I wonder if anyone can help with a hypothetical scenario:
If a residuary beneficiary lacks capacity and is subject to means-tested benefits, and has an attorney appointed under an LPA, can the attorney enter into a Deed of Variation on their behalf to protect their entitlement to benefits? I understand that it could be viewed as the donor making a gift, which has limited scope because redirecting a substantial inheritance would be difficult to justify as in the donor’s best interests, but what if the Deed of Variation redirected it to a Disabled Person’s Trust established by the Deed of Variation?
Alternatively, what if the residuary beneficiary did not have an LPA in place - would anyone be in a position to authorise their being a party to such a Deed of Variation?
A deed of variation, no matter who does it, is a gift for benefits purposes and would therefore run the risk of it being treated as deliberate deprivation.
The “magic” of a deed of variation only applies to IHT and CGT.
Lee Young
Solicitor, Trust & Estate Practitioner, Chartered Tax Adviser
I’d add that an attorney does not have power to settle the donor’s assets, irrespective of whether it is in their best interests, without CoP approval.

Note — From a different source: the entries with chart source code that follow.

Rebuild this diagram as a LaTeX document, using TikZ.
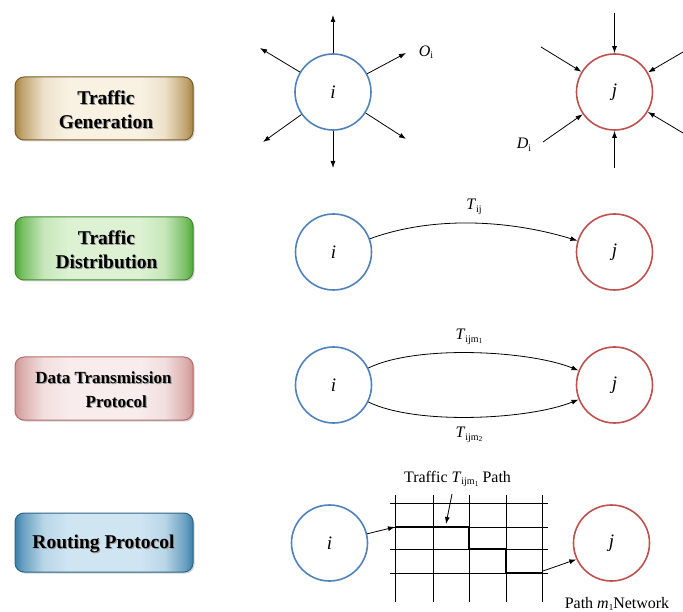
\documentclass[tikz,border=0pt]{standalone}
\usepackage{fontspec}
\setmainfont{Liberation Serif}
\usetikzlibrary{arrows.meta,shadows}
\definecolor{cblue}{HTML}{4F81BD}
\definecolor{cred}{HTML}{C0504D}
\definecolor{genE}{HTML}{A8823E}
\definecolor{genM}{HTML}{F9F2E3}
\definecolor{genB}{HTML}{7A5C28}
\definecolor{disE}{HTML}{4CA834}
\definecolor{disM}{HTML}{DCF2D2}
\definecolor{disB}{HTML}{3F8A2E}
\definecolor{datE}{HTML}{CF9494}
\definecolor{datM}{HTML}{F8ECEC}
\definecolor{datB}{HTML}{B86A6A}
\definecolor{rouE}{HTML}{3A7FAA}
\definecolor{rouM}{HTML}{CFE5F2}
\definecolor{rouB}{HTML}{2C6689}
\newcommand\mkshade[3]{%
  \pgfdeclarehorizontalshading{#1}{100bp}{%
    color(0bp)=(#2); color(25bp)=(#2); color(27bp)=(#2!70!#3);
    color(33bp)=(#3!85!#2); color(40bp)=(#3); color(60bp)=(#3);
    color(67bp)=(#3!85!#2); color(73bp)=(#2!70!#3); color(75bp)=(#2); color(100bp)=(#2)}}
\mkshade{genS}{genE}{genM}
\mkshade{disS}{disE}{disM}
\mkshade{datS}{datE}{datM}
\mkshade{rouS}{rouE}{rouM}
\newcommand\sbs[1]{\raisebox{-0.35ex}{\fontsize{10}{10}\selectfont #1}}
\newcommand\sbm[1]{\raisebox{-0.35ex}{\fontsize{10}{10}\selectfont ijm\raisebox{-0.3ex}{\fontsize{7.5}{7.5}\selectfont #1}}}
\tikzset{
  cir/.style={circle, minimum size=76pt, inner sep=0pt, line width=1.6pt, font=\fontsize{19}{19}\selectfont\itshape},
  ci/.style={cir, draw=cblue},
  cj/.style={cir, draw=cred},
  arr/.style={-{Latex[length=7pt,width=5pt]}, line width=0.8pt},
  lbl/.style={font=\fontsize{16}{16}\selectfont, inner sep=1pt},
  btn/.style={rounded corners=9pt, minimum width=178pt, minimum height=63pt, line width=1pt,
     drop shadow={shadow xshift=1.5pt, shadow yshift=-1.5pt, opacity=0.35}},
  btxt/.style={align=center, font=\fontsize{19.5}{24}\selectfont\bfseries, inner sep=0pt},
  bshadow/.style={btxt, text=black!40},
  grid/.style={line width=0.8pt},
  route/.style={line width=1.6pt},
}
\begin{document}
\begin{tikzpicture}[x=1pt,y=-1pt]
\useasboundingbox (0,0) rectangle (683,612);
% ---------- buttons ----------
\node[btn, draw=genB, shading=genS] (b1) at (104,108.5) {};
\node[bshadow] (b1s) at (107,110.5) {Traffic\\Generation};
\node[btxt] (b1t) at (106,109.5) {Traffic\\Generation};
\node[btn, draw=disB, shading=disS] (b2) at (104,248.5) {};
\node[bshadow] (b2s) at (107.5,250.5) {Traffic\\Distribution};
\node[btxt] (b2t) at (106.5,249.5) {Traffic\\Distribution};
\node[btn, draw=datB, shading=datS] (b3) at (104,388.5) {};
\node[bshadow, font=\fontsize{17}{24}\selectfont\bfseries] (b3s) at (104.5,391) {Data Transmission\\\hspace*{1.5em}Protocol};
\node[btxt, font=\fontsize{17}{24}\selectfont\bfseries] (b3t) at (103.5,390) {Data Transmission\\\hspace*{1.5em}Protocol};
\node[btn, minimum height=59pt, draw=rouB, shading=rouS] (b4) at (104,542.5) {};
\node[bshadow] (b4s) at (104.5,544.5) {Routing Protocol};
\node[btxt] (b4t) at (103.5,543.5) {Routing Protocol};
% ---------- row 1 ----------
\node[ci] (i1) at (333,92) {i};
\node[cj] (j1) at (614.5,92) {j};
\coordinate (o1) at (333,15);
\coordinate (o2) at (406,53);
\coordinate (o3) at (406,139);
\coordinate (o4) at (333,168);
\coordinate (o5) at (263,142);
\coordinate (o6) at (260,48);
\foreach \k in {1,...,6} \draw[arr] (i1) -- (o\k);
\coordinate (d1) at (614.5,13);
\coordinate (d2) at (683,52);
\coordinate (d3) at (683,133);
\coordinate (d4) at (614.5,168);
\coordinate (d5) at (543,142);
\coordinate (d6) at (541,47);
\foreach \k in {1,...,6} \draw[arr] (d\k) -- (j1);
\node[lbl] (lo) at (426,52) {\textit{O}\sbs{i}};
\node[lbl] (ld) at (524,145) {\textit{D}\sbs{i}};
% ---------- row 2 ----------
\node[ci] (i2) at (333.5,252) {i};
\node[cj] (j2) at (614.5,252) {j};
\draw[arr] (i2) to[out=20,in=163,looseness=0.85] (j2);
\node[lbl] (t2) at (474,207) {\textit{T}\sbs{ij}};
% ---------- row 3 ----------
\node[ci] (i3) at (333.5,385) {i};
\node[cj] (j3) at (614.5,385) {j};
\draw[arr] (i3) to[out=26,in=158,looseness=0.65] (j3);
\draw[arr] (i3) to[out=-26,in=-158,looseness=0.65] (j3);
\node[lbl] (t3a) at (469,337) {\textit{T}\sbm{1}};
\node[lbl] (t3b) at (469,435) {\textit{T}\sbm{2}};
% ---------- row 4 ----------
\node[ci] (i4) at (329.5,543) {i};
\node[cj] (j4) at (611.5,543) {j};
\foreach \x in {395,433,469,506,542} \draw[grid] (\x,495) -- (\x,602);
\foreach \y in {503,527,549,573} \draw[grid] (390,\y) -- (548,\y);
\draw[route] (395,527) -- (469,527) -- (469,549) -- (506,549) -- (506,573) -- (542,573);
\coordinate (gin) at (395,527);
\coordinate (gout) at (543,571);
\draw[arr] (i4) -- (gin);
\draw[arr] (gout) -- (j4.205);
\node[lbl] (t4) at (457.5,479) {Traffic \textit{T}\sbm{1} Path};
\coordinate (tp) at (446,524);
\draw[arr] (452,494) -- (tp);
\node[lbl] (net) at (617,604) {Path \textit{m}\raisebox{-0.35ex}{\fontsize{9}{9}\selectfont 1}Network};
\end{tikzpicture}
\end{document}
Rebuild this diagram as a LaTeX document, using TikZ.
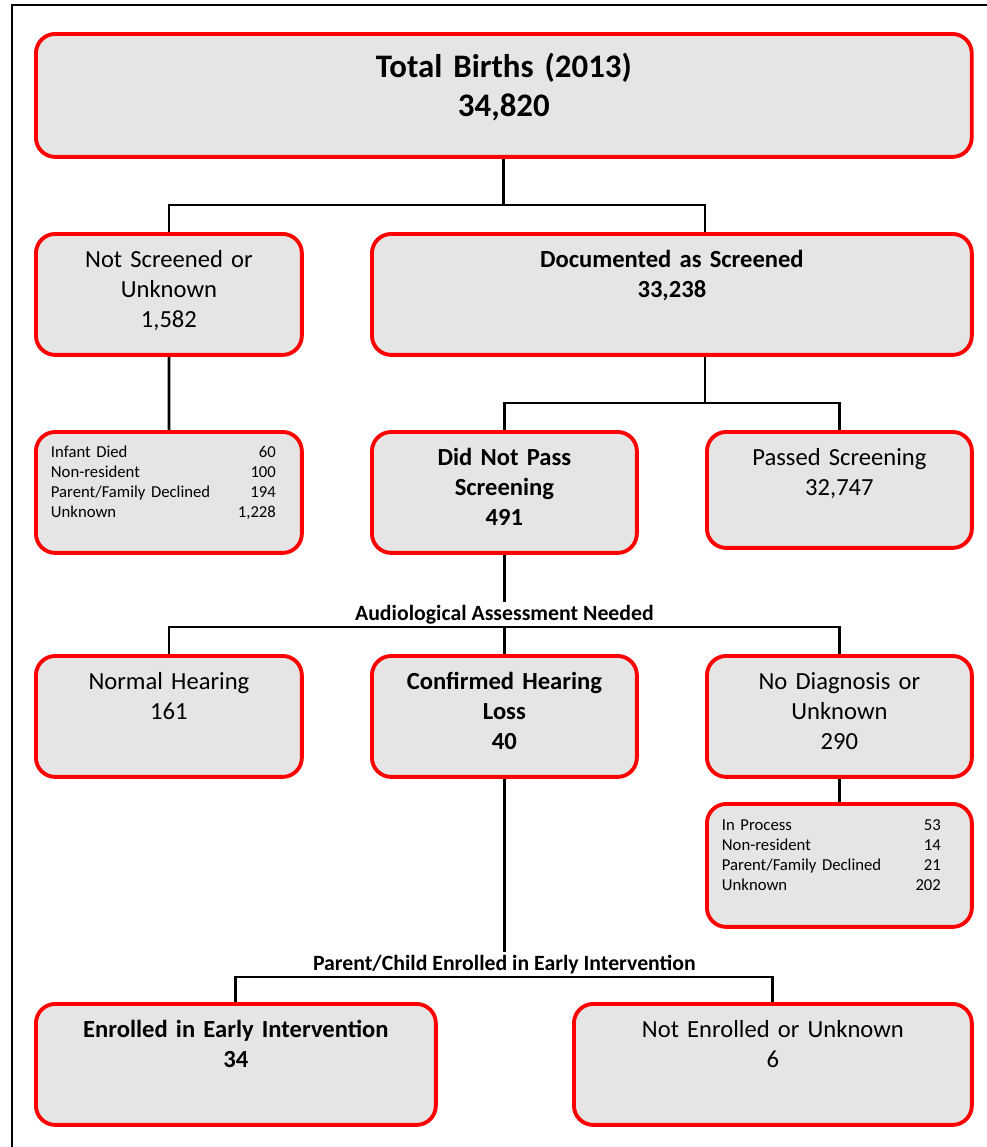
\documentclass[tikz,border=0pt]{standalone}
\usepackage{fontspec}
\setmainfont{Carlito}

\newcommand{\cntrow}[3][4.5cm]{\makebox[#1]{#2\hfill#3}}

\begin{document}
\begin{tikzpicture}[x=0.02cm,y=-0.02cm,
  box/.style={draw=red,line width=2.2pt,fill=gray!20,rounded corners=11pt,
    anchor=north west,inner sep=0pt,align=center,text height=0.68cm,text depth=1.74cm,
    font=\fontsize{14}{17}\selectfont},
  hl/.style={font=\fontsize{14}{17}\selectfont\bfseries},
  list/.style={box,align=left,inner xsep=0.3cm,text width=4.72cm,text height=0.52cm,
    text depth=1.9cm,font=\fontsize{9.5}{11.3}\selectfont},
  link/.style={line width=1.6pt},
  step label/.style={anchor=south,inner sep=1.5pt,font=\fontsize{12.4}{14}\selectfont\bfseries}]
  \useasboundingbox (0,0) rectangle (987,1147);
  \draw[line width=0.8pt] (12,1147) -- (12,5) -- (987,5);

  % boxes
  \node[box,text width=18.72cm,text height=0.87cm,text depth=1.59cm,
    font=\fontsize{18.7}{22}\selectfont\bfseries] (total) at (34,32) {Total Births (2013)\\34,820};
  \node[box,text width=5.32cm] (notscr) at (34,232) {Not Screened or\\Unknown\\1,582};
  \node[box,hl,text width=12cm] (docs) at (370,232) {Documented as Screened\\33,238};
  \node[list] (died) at (34,430) {\cntrow{Infant Died}{60}\\\cntrow{Non-resident}{100}\\
    \cntrow{Parent/Family Declined}{194}\\\cntrow{Unknown}{1,228}};
  \node[box,hl,text width=5.3cm] (dnp) at (370,430) {Did Not Pass\\Screening\\491};
  \node[box,text width=5.3cm,text depth=1.64cm] (pass) at (705,430) {Passed Screening\\32,747};
  \node[box,text width=5.32cm] (normal) at (34,654) {Normal Hearing\\161};
  \node[box,hl,text width=5.3cm] (conf) at (370,654) {Confirmed Hearing\\Loss\\40};
  \node[box,text width=5.3cm] (nodiag) at (705,654) {No Diagnosis or\\Unknown\\290};
  \node[list,text width=4.7cm,text height=0.54cm,text depth=1.92cm] (inproc) at (705,802)
    {\cntrow[4.38cm]{In Process}{53}\\\cntrow[4.38cm]{Non-resident}{14}\\
    \cntrow[4.38cm]{Parent/Family Declined}{21}\\\cntrow[4.38cm]{Unknown}{202}};
  \node[box,hl,text width=8cm] (enr) at (34,1002) {Enrolled in Early Intervention\\34};
  \node[box,text width=7.96cm] (notenr) at (572,1002) {Not Enrolled or Unknown\\6};

  % connectors
  \coordinate (j1) at (total.south |- 0,205);
  \coordinate (j2) at (pass.west |- 0,403);
  \coordinate (j3) at (dnp.south |- 0,627);
  \coordinate (j4) at (conf.south |- 0,977);
  \node[step label] (aud) at (j3) {Audiological Assessment Needed};
  \node[step label] (pe) at (j4) {Parent/Child Enrolled in Early Intervention};

  \draw[link] (total.south) -- (j1);
  \draw[link] (notscr.north) |- (j1) -| (docs.north -| j2);
  \draw[link] (notscr.south) -- (died.north);
  \draw[link] (docs.south -| j2) -- (j2);
  \draw[link] (dnp.north) |- (j2) -| (pass.north);
  \draw[link] (dnp.south) -- (aud.north);
  \draw[link] (normal.north) |- (j3) -| (nodiag.north);
  \draw[link] (j3) -- (conf.north);
  \draw[link] (nodiag.south) -- (inproc.north);
  \draw[link] (conf.south) -- (pe.north);
  \draw[link] (enr.north) |- (j4) -| (notenr.north);
\end{tikzpicture}
\end{document}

I agree with the comments so far. COP authorization would be required but in terms of the current position (with the limited details) it seems unlikely to be given… usually preserving the right to means tested benefits or avoiding tax are rarely considered by the COP to be in Ps best interests.
Many years ago I was faced with a beneficiary who was on Pension Credit and wanted to give her Inheritance to her children to preserve these benefits. We even went as far as seeking Counsels advice - partly because she did not like the advice being given and Counsel confirmed it would be treated as a deprivation of assets for these purposes.
A decision by an Attorney on behalf of a Donor who lacks capacity must be in the best interests of the Donor. Would it be in the Donor’s best interests not to accept the residuary estate of the deceased? Provided the Attorney knows the consequences of the Donor depriving herself of assets, it is for the Attorney and not the legal adviser, to decide what is in the best interests of the Donor.
I’m not sure anything justifies the donor making a substantial gift, including any settlement (even one for their own benefit). I’ve always understood that such a transaction would be in breach of s.5 MCA without prior CoP consent.